The church, Dietrich Bonhoeffer believed, ceases to be faithful the moment it ceases to love God with all that it does and has-and that means the moment it ceases to love its neighbors as itself. And not just the neighbors the church likes, but - as Jesus commanded us - even our enemies, who are most in need of the love of Christ.

The church cannot be true to its own calling by trying to trade its institutional unity for the reconciling love of God that knows no bounds. This Lent of 2007 the Church, like individuals, needs to go to confession, to our corporate knees; we need to repent and seek again to be faithful, to be church, to be the community of the crucified, not a community of vengeance and purity. We are the church only when we hear the Good News that God died for us.
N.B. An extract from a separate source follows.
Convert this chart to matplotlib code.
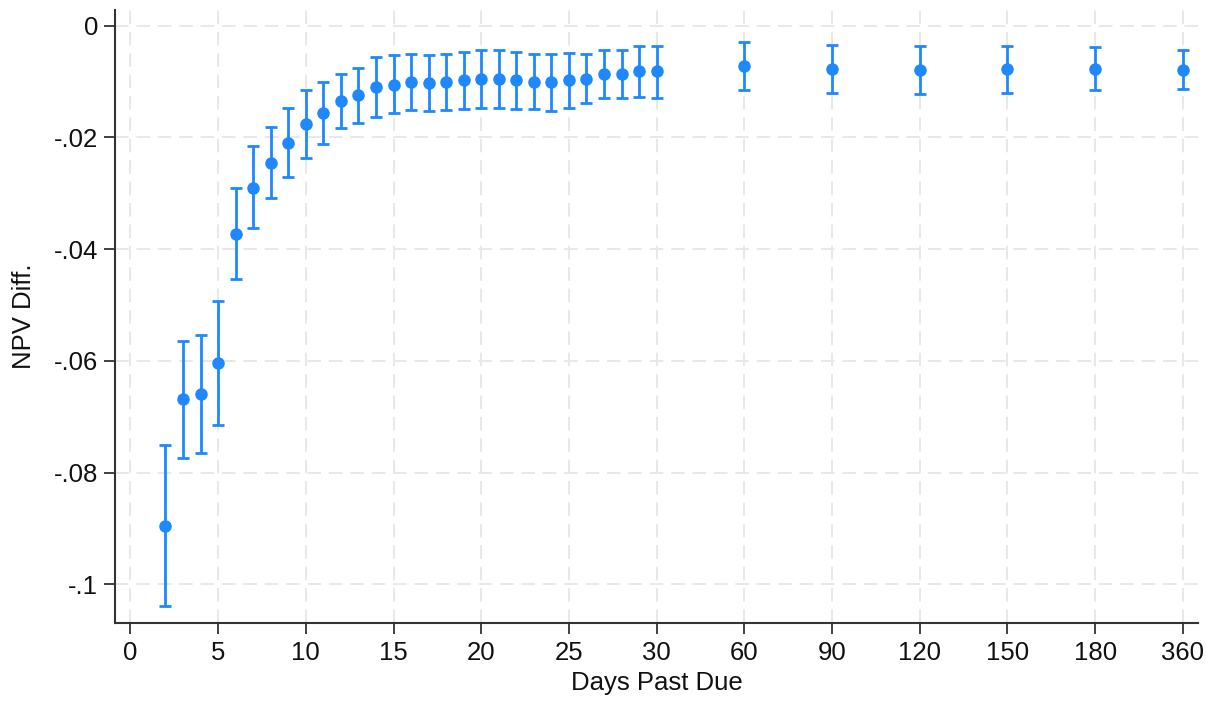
import matplotlib
matplotlib.use("Agg")
import matplotlib.pyplot as plt

plt.rcParams["font.family"] = ["Liberation Sans", "DejaVu Sans"]

# ── Data ───────────────────────────────────────────────────
days = [2, 3, 4, 5, 6, 7, 8, 9, 10, 11, 12, 13, 14, 15, 16, 17, 18, 19, 20,
        21, 22, 23, 24, 25, 26, 27, 28, 29, 30, 60, 90, 120, 150, 180, 360]
npv_diff = [-0.0895, -0.0669, -0.0659, -0.0603, -0.0372, -0.0290, -0.0245,
            -0.0210, -0.0176, -0.0156, -0.0135, -0.0125, -0.0110, -0.0106,
            -0.0101, -0.0102, -0.0100, -0.0098, -0.0096, -0.0095, -0.0098,
            -0.0100, -0.0101, -0.0098, -0.0095, -0.0087, -0.0086, -0.0081,
            -0.0082, -0.0073, -0.0077, -0.0080, -0.0078, -0.0077, -0.0079]
ci_low = [-0.1039, -0.0773, -0.0764, -0.0714, -0.0453, -0.0363, -0.0308,
          -0.0271, -0.0236, -0.0211, -0.0184, -0.0174, -0.0164, -0.0157,
          -0.0151, -0.0153, -0.0151, -0.0150, -0.0147, -0.0147, -0.0149,
          -0.0150, -0.0152, -0.0148, -0.0139, -0.0130, -0.0130, -0.0127,
          -0.0129, -0.0116, -0.0120, -0.0123, -0.0120, -0.0116, -0.0114]
ci_high = [-0.0750, -0.0565, -0.0553, -0.0492, -0.0290, -0.0216, -0.0182,
           -0.0147, -0.0115, -0.0100, -0.0087, -0.0075, -0.0057, -0.0053,
           -0.0050, -0.0052, -0.0050, -0.0047, -0.0044, -0.0043, -0.0048,
           -0.0050, -0.0050, -0.0049, -0.0050, -0.0043, -0.0043, -0.0036,
           -0.0036, -0.0030, -0.0034, -0.0037, -0.0036, -0.0038, -0.0043]

x_ticks = [0, 5, 10, 15, 20, 25, 30, 60, 90, 120, 150, 180, 360]
y_ticks = [0, -0.02, -0.04, -0.06, -0.08, -0.1]
y_tick_labels = ["0", "-.02", "-.04", "-.06", "-.08", "-.1"]

# days beyond 30 are drawn on an evenly spaced categorical scale
long_days = [d for d in x_ticks if d > 30]


def to_pos(d):
    if d <= 30:
        return d
    return 30 + 5 * (long_days.index(d) + 1)


xpos = [to_pos(d) for d in days]
err_lo = [e - lo for e, lo in zip(npv_diff, ci_low)]
err_hi = [hi - e for e, hi in zip(npv_diff, ci_high)]

BLUE = "#1E88FF"

# ── Plot ───────────────────────────────────────────────────
fig = plt.figure(figsize=(12.14, 7.02), dpi=100)
ax = fig.add_axes([0.0947, 0.1125, 0.8921, 0.8733])

ax.errorbar(xpos, npv_diff, yerr=[err_lo, err_hi], fmt="o", color=BLUE,
            ecolor=BLUE, markersize=8, elinewidth=2.0, capsize=4.5,
            capthick=2.0, zorder=3)

ax.set_xlim(-0.88, 60.86)
ax.set_ylim(-0.1069, 0.0028)
ax.set_xticks([to_pos(d) for d in x_ticks])
ax.set_xticklabels([str(d) for d in x_ticks])
ax.set_yticks(y_ticks)
ax.set_yticklabels(y_tick_labels)

ax.grid(True, color="#e8e8e8", linestyle=(0, (7, 4)), linewidth=1.4, zorder=0)
ax.set_axisbelow(True)

for side in ["top", "right"]:
    ax.spines[side].set_visible(False)
for side in ["left", "bottom"]:
    ax.spines[side].set_color("#333333")
    ax.spines[side].set_linewidth(1.5)

ax.tick_params(axis="both", direction="out", length=8, width=1.3,
               color="#333333", labelsize=18.5, labelcolor="#111111")
ax.tick_params(axis="y", pad=4)
ax.tick_params(axis="x", pad=5)

ax.set_xlabel("Days Past Due", fontsize=18.5, color="#111111", labelpad=4)
ax.set_ylabel("NPV Diff.", fontsize=18.5, color="#111111", labelpad=13)

fig.savefig("out.png", dpi=100)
Lent reminds us, that only as we confess our own brokenness - including not just our inability to love our enemies, but our lack of desire to do so - can the church serve as an agent of Christ's grace and Divine reconciliation.

Confession requires of us the honesty to tell the truth about ourselves, that we are a community all too willing to avoid suffering and conflict and risk and pain and division. There are moments when we have a greater chance of being reconciled with Bishops Akinola, Duncan and Minns, than with the person in our parish who wants a new presiding bishop or diocesan bishop or rector or wardens or vestry or building or different music, or no children being children or parishioners that are different than what they do! Our own desert temptation is to lose sight of the fact that Christ is unbreakably yoked with us in our humanity, including our fears and shortcomings, as well as our longings for the fullness of life precisely for all those in our world with only the power of vengeance at their disposal.

Lent is a season in the shadow of the cross therefore reconciliation always comes at a cost. Yet the cross is the light that God sheds on us as Christ's church, and in God's light, the invisible cross we each have worn on our foreheads since baptism becomes visible again, the cross with which we have been marked as Christ's own, forever, as servants of the crucified, the community of the cross.